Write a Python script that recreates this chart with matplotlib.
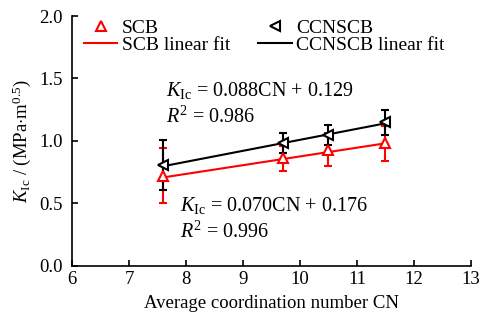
import matplotlib
matplotlib.use("Agg")
import matplotlib.pyplot as plt
import numpy as np

plt.rcParams['font.family'] = ['Liberation Serif', 'DejaVu Serif']
plt.rcParams['mathtext.fontset'] = 'custom'
plt.rcParams['mathtext.rm'] = 'Liberation Serif'
plt.rcParams['mathtext.it'] = 'Liberation Serif:italic'

cn = [7.6, 9.7, 10.5, 11.5]
scb = [0.72, 0.86, 0.93, 0.98]
scb_err = [0.22, 0.10, 0.13, 0.14]
ccn = [0.81, 0.98, 1.05, 1.15]
ccn_err = [0.20, 0.08, 0.08, 0.10]
scb_fit = (0.070, 0.176)
ccn_fit = (0.088, 0.129)

fig = plt.figure(figsize=(4.81, 3.27), dpi=100)
ax = fig.add_axes([0.150, 0.187, 0.829, 0.764])

x = np.array(cn)
ax.errorbar(cn, scb, yerr=scb_err, fmt='none', ecolor='red', elinewidth=1.5, capsize=3, capthick=1.5, zorder=2)
ax.errorbar(cn, ccn, yerr=ccn_err, fmt='none', ecolor='black', elinewidth=1.5, capsize=3, capthick=1.5, zorder=2)
ax.plot(cn, scb, linestyle='none', marker='^', markersize=7, markerfacecolor='white', markeredgecolor='red', markeredgewidth=1.5, label='SCB', zorder=4)
ax.plot(x, scb_fit[0] * x + scb_fit[1], color='red', lw=1.5, label='SCB linear fit', zorder=3)
ax.plot(cn, ccn, linestyle='none', marker='<', markersize=7, markerfacecolor='white', markeredgecolor='black', markeredgewidth=1.5, label='CCNSCB', zorder=4)
ax.plot(x, ccn_fit[0] * x + ccn_fit[1], color='black', lw=1.5, label='CCNSCB linear fit', zorder=3)

ax.set_xlim(6, 13)
ax.set_ylim(0, 2.0)
ax.set_xticks(range(6, 14))
ax.set_yticks([0.0, 0.5, 1.0, 1.5, 2.0])
ax.set_yticklabels(['0.0', '0.5', '1.0', '1.5', '2.0'])
ax.tick_params(direction='in', length=4, width=1.2, labelsize=13.5)
ax.tick_params(axis='y', pad=7)
for s in ['top', 'right']:
    ax.spines[s].set_visible(False)
for s in ['left', 'bottom']:
    ax.spines[s].set_linewidth(1.2)

ax.set_xlabel('Average coordination number CN', fontsize=13.5, labelpad=5)
ax.set_ylabel(r'$K_{\mathrm{Ic}}$ / (MPa$\cdot$m$^{0.5}$)', fontsize=13.5, labelpad=4)

eq = dict(fontsize=14.5, va='center')
ax.text(7.65, 1.40, r'$K_{\mathrm{Ic}}$ = 0.088CN + 0.129', **eq)
ax.text(7.65, 1.19, r'$R^2$ = 0.986', **eq)
ax.text(7.9, 0.48, r'$K_{\mathrm{Ic}}$ = 0.070CN + 0.176', **eq)
ax.text(7.9, 0.27, r'$R^2$ = 0.996', **eq)

ax.legend(ncol=2, loc='upper left', frameon=False, fontsize=14, handlelength=1.7,
          handleheight=0.6, labelspacing=0.0, columnspacing=1.45, handletextpad=0.25,
          borderaxespad=0.0, borderpad=0.2, bbox_to_anchor=(0.02, 1.0))

fig.savefig('out.png', dpi=100)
▬▬▬
◆ Written request ◆
Transcribe the material as is, with images omitted.

◆ Solution below ◆
Write a Python script that recreates this chart with matplotlib.
import matplotlib
matplotlib.use("Agg")
import matplotlib.pyplot as plt
import numpy as np

plt.rcParams['font.family'] = ['Liberation Serif', 'DejaVu Serif']
plt.rcParams['mathtext.fontset'] = 'custom'
plt.rcParams['mathtext.rm'] = 'Liberation Serif'
plt.rcParams['mathtext.it'] = 'Liberation Serif:italic'

cn = [7.6, 9.7, 10.5, 11.5]
scb = [0.72, 0.86, 0.93, 0.98]
scb_err = [0.22, 0.10, 0.13, 0.14]
ccn = [0.81, 0.98, 1.05, 1.15]
ccn_err = [0.20, 0.08, 0.08, 0.10]
scb_fit = (0.070, 0.176)
ccn_fit = (0.088, 0.129)

fig = plt.figure(figsize=(4.81, 3.27), dpi=100)
ax = fig.add_axes([0.150, 0.187, 0.829, 0.764])

x = np.array(cn)
ax.errorbar(cn, scb, yerr=scb_err, fmt='none', ecolor='red', elinewidth=1.5, capsize=3, capthick=1.5, zorder=2)
ax.errorbar(cn, ccn, yerr=ccn_err, fmt='none', ecolor='black', elinewidth=1.5, capsize=3, capthick=1.5, zorder=2)
ax.plot(cn, scb, linestyle='none', marker='^', markersize=7, markerfacecolor='white', markeredgecolor='red', markeredgewidth=1.5, label='SCB', zorder=4)
ax.plot(x, scb_fit[0] * x + scb_fit[1], color='red', lw=1.5, label='SCB linear fit', zorder=3)
ax.plot(cn, ccn, linestyle='none', marker='<', markersize=7, markerfacecolor='white', markeredgecolor='black', markeredgewidth=1.5, label='CCNSCB', zorder=4)
ax.plot(x, ccn_fit[0] * x + ccn_fit[1], color='black', lw=1.5, label='CCNSCB linear fit', zorder=3)

ax.set_xlim(6, 13)
ax.set_ylim(0, 2.0)
ax.set_xticks(range(6, 14))
ax.set_yticks([0.0, 0.5, 1.0, 1.5, 2.0])
ax.set_yticklabels(['0.0', '0.5', '1.0', '1.5', '2.0'])
ax.tick_params(direction='in', length=4, width=1.2, labelsize=13.5)
ax.tick_params(axis='y', pad=7)
for s in ['top', 'right']:
    ax.spines[s].set_visible(False)
for s in ['left', 'bottom']:
    ax.spines[s].set_linewidth(1.2)

ax.set_xlabel('Average coordination number CN', fontsize=13.5, labelpad=5)
ax.set_ylabel(r'$K_{\mathrm{Ic}}$ / (MPa$\cdot$m$^{0.5}$)', fontsize=13.5, labelpad=4)

eq = dict(fontsize=14.5, va='center')
ax.text(7.65, 1.40, r'$K_{\mathrm{Ic}}$ = 0.088CN + 0.129', **eq)
ax.text(7.65, 1.19, r'$R^2$ = 0.986', **eq)
ax.text(7.9, 0.48, r'$K_{\mathrm{Ic}}$ = 0.070CN + 0.176', **eq)
ax.text(7.9, 0.27, r'$R^2$ = 0.996', **eq)

ax.legend(ncol=2, loc='upper left', frameon=False, fontsize=14, handlelength=1.7,
          handleheight=0.6, labelspacing=0.0, columnspacing=1.45, handletextpad=0.25,
          borderaxespad=0.0, borderpad=0.2, bbox_to_anchor=(0.02, 1.0))

fig.savefig('out.png', dpi=100)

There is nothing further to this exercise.